What needs to be done »
Print every entry, word for word, and skip the images.

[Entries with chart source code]

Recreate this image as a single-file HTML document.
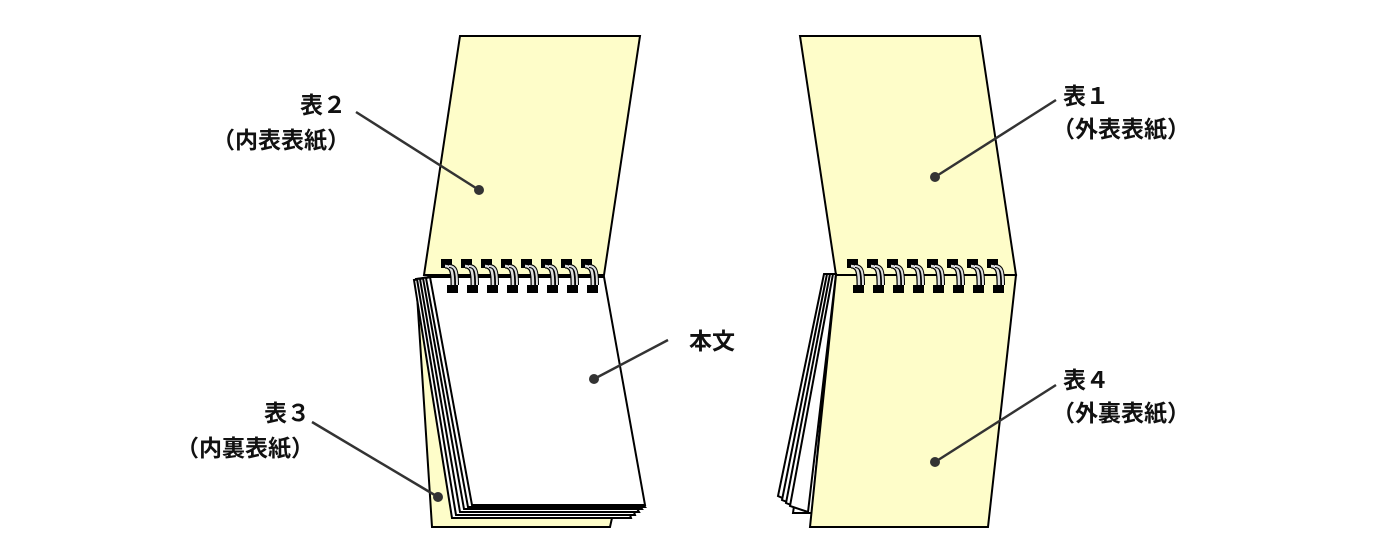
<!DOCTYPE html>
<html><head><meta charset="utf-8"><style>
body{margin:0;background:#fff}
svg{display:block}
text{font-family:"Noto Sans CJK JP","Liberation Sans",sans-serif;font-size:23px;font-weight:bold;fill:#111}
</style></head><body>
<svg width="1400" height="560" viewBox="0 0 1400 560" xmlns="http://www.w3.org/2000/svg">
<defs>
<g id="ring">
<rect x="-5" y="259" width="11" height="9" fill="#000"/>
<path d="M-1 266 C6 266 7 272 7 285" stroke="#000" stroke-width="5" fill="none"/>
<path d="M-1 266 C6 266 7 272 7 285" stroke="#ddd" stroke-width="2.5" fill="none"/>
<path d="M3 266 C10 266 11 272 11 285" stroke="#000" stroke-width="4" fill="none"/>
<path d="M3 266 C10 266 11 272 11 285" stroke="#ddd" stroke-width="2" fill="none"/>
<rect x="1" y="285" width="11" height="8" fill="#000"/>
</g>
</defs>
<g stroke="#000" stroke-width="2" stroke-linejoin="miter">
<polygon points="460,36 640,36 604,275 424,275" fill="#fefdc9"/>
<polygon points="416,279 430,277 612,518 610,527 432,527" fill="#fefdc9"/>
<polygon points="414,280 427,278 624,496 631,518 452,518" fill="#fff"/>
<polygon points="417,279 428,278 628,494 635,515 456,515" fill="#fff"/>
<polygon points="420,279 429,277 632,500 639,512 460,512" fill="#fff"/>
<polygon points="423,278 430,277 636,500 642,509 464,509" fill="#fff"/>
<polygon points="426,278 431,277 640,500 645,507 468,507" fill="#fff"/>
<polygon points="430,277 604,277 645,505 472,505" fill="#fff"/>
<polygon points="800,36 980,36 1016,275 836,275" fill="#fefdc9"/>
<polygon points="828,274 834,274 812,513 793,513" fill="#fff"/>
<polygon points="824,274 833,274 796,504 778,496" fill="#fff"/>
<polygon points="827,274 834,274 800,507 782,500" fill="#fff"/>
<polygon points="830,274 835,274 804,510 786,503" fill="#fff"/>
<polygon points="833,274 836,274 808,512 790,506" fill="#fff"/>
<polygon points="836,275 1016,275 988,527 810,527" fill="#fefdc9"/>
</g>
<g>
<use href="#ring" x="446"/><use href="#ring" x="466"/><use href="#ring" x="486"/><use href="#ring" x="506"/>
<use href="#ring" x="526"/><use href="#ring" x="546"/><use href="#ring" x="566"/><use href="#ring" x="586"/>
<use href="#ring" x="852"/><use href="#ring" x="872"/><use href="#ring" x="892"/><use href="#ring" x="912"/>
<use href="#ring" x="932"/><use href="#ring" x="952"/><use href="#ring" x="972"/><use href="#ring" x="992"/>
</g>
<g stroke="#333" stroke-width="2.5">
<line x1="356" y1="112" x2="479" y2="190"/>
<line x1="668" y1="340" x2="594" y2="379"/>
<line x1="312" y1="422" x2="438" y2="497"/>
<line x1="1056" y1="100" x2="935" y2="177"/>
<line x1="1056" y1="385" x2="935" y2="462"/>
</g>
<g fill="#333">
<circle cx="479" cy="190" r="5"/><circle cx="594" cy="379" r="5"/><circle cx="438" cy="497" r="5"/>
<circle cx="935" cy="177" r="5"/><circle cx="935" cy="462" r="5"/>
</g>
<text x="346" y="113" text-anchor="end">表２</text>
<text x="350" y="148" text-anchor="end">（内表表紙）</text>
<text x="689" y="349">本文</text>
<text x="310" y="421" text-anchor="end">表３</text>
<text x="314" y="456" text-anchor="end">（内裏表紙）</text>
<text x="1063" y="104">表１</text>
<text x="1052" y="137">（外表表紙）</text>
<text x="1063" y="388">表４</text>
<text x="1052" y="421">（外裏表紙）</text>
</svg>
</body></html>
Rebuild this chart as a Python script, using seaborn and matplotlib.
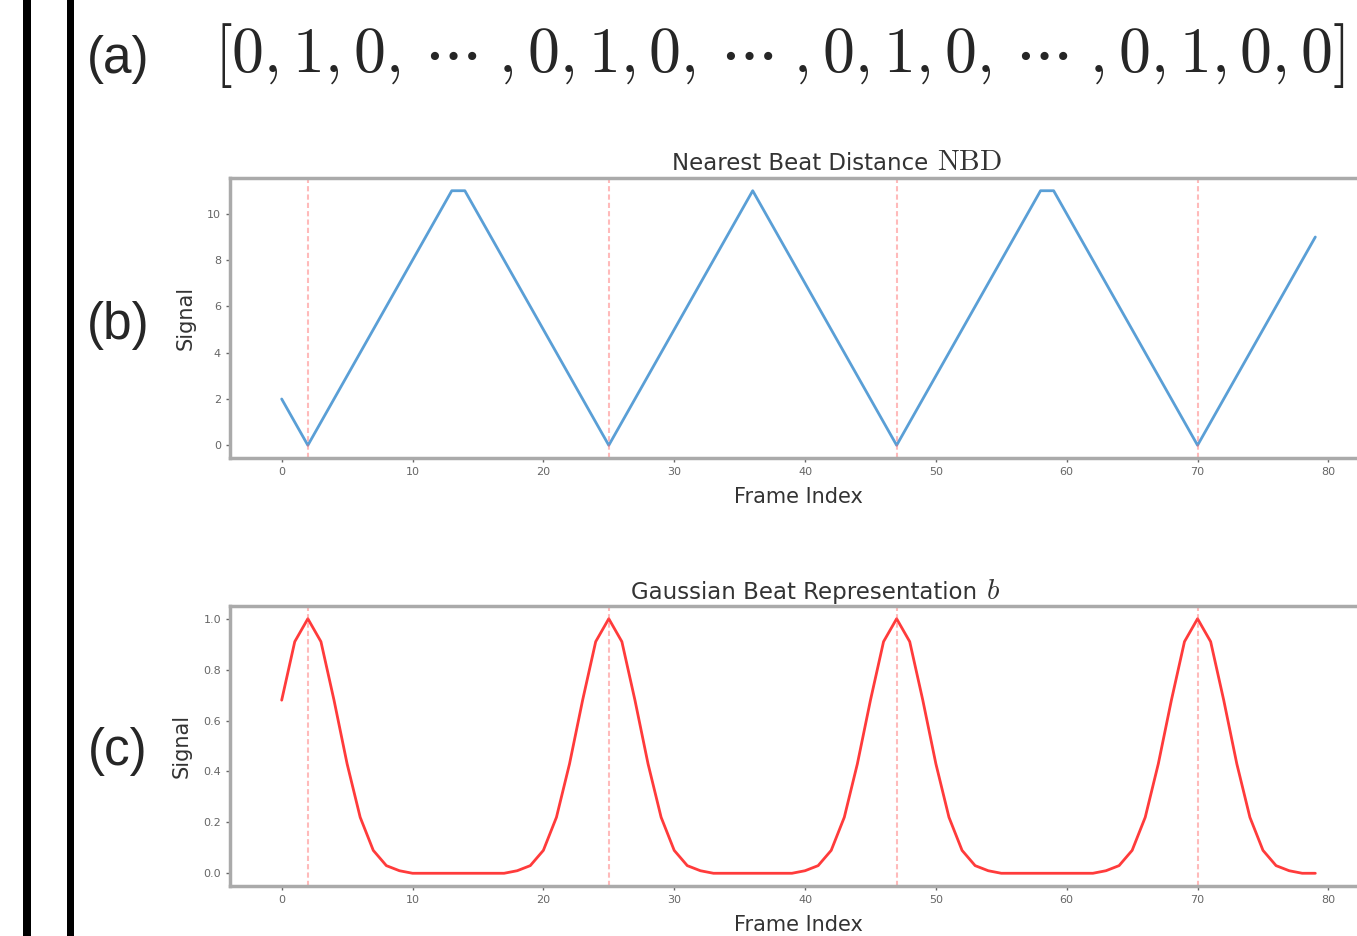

Task response »
Recreate this image as a single-file HTML document.
<!DOCTYPE html>
<html><head><meta charset="utf-8"><style>
body{margin:0;background:#fff}
svg{display:block}
text{font-family:"Noto Sans CJK JP","Liberation Sans",sans-serif;font-size:23px;font-weight:bold;fill:#111}
</style></head><body>
<svg width="1400" height="560" viewBox="0 0 1400 560" xmlns="http://www.w3.org/2000/svg">
<defs>
<g id="ring">
<rect x="-5" y="259" width="11" height="9" fill="#000"/>
<path d="M-1 266 C6 266 7 272 7 285" stroke="#000" stroke-width="5" fill="none"/>
<path d="M-1 266 C6 266 7 272 7 285" stroke="#ddd" stroke-width="2.5" fill="none"/>
<path d="M3 266 C10 266 11 272 11 285" stroke="#000" stroke-width="4" fill="none"/>
<path d="M3 266 C10 266 11 272 11 285" stroke="#ddd" stroke-width="2" fill="none"/>
<rect x="1" y="285" width="11" height="8" fill="#000"/>
</g>
</defs>
<g stroke="#000" stroke-width="2" stroke-linejoin="miter">
<polygon points="460,36 640,36 604,275 424,275" fill="#fefdc9"/>
<polygon points="416,279 430,277 612,518 610,527 432,527" fill="#fefdc9"/>
<polygon points="414,280 427,278 624,496 631,518 452,518" fill="#fff"/>
<polygon points="417,279 428,278 628,494 635,515 456,515" fill="#fff"/>
<polygon points="420,279 429,277 632,500 639,512 460,512" fill="#fff"/>
<polygon points="423,278 430,277 636,500 642,509 464,509" fill="#fff"/>
<polygon points="426,278 431,277 640,500 645,507 468,507" fill="#fff"/>
<polygon points="430,277 604,277 645,505 472,505" fill="#fff"/>
<polygon points="800,36 980,36 1016,275 836,275" fill="#fefdc9"/>
<polygon points="828,274 834,274 812,513 793,513" fill="#fff"/>
<polygon points="824,274 833,274 796,504 778,496" fill="#fff"/>
<polygon points="827,274 834,274 800,507 782,500" fill="#fff"/>
<polygon points="830,274 835,274 804,510 786,503" fill="#fff"/>
<polygon points="833,274 836,274 808,512 790,506" fill="#fff"/>
<polygon points="836,275 1016,275 988,527 810,527" fill="#fefdc9"/>
</g>
<g>
<use href="#ring" x="446"/><use href="#ring" x="466"/><use href="#ring" x="486"/><use href="#ring" x="506"/>
<use href="#ring" x="526"/><use href="#ring" x="546"/><use href="#ring" x="566"/><use href="#ring" x="586"/>
<use href="#ring" x="852"/><use href="#ring" x="872"/><use href="#ring" x="892"/><use href="#ring" x="912"/>
<use href="#ring" x="932"/><use href="#ring" x="952"/><use href="#ring" x="972"/><use href="#ring" x="992"/>
</g>
<g stroke="#333" stroke-width="2.5">
<line x1="356" y1="112" x2="479" y2="190"/>
<line x1="668" y1="340" x2="594" y2="379"/>
<line x1="312" y1="422" x2="438" y2="497"/>
<line x1="1056" y1="100" x2="935" y2="177"/>
<line x1="1056" y1="385" x2="935" y2="462"/>
</g>
<g fill="#333">
<circle cx="479" cy="190" r="5"/><circle cx="594" cy="379" r="5"/><circle cx="438" cy="497" r="5"/>
<circle cx="935" cy="177" r="5"/><circle cx="935" cy="462" r="5"/>
</g>
<text x="346" y="113" text-anchor="end">表２</text>
<text x="350" y="148" text-anchor="end">（内表表紙）</text>
<text x="689" y="349">本文</text>
<text x="310" y="421" text-anchor="end">表３</text>
<text x="314" y="456" text-anchor="end">（内裏表紙）</text>
<text x="1063" y="104">表１</text>
<text x="1052" y="137">（外表表紙）</text>
<text x="1063" y="388">表４</text>
<text x="1052" y="421">（外裏表紙）</text>
</svg>
</body></html>
Rebuild this chart as a Python script, using seaborn and matplotlib.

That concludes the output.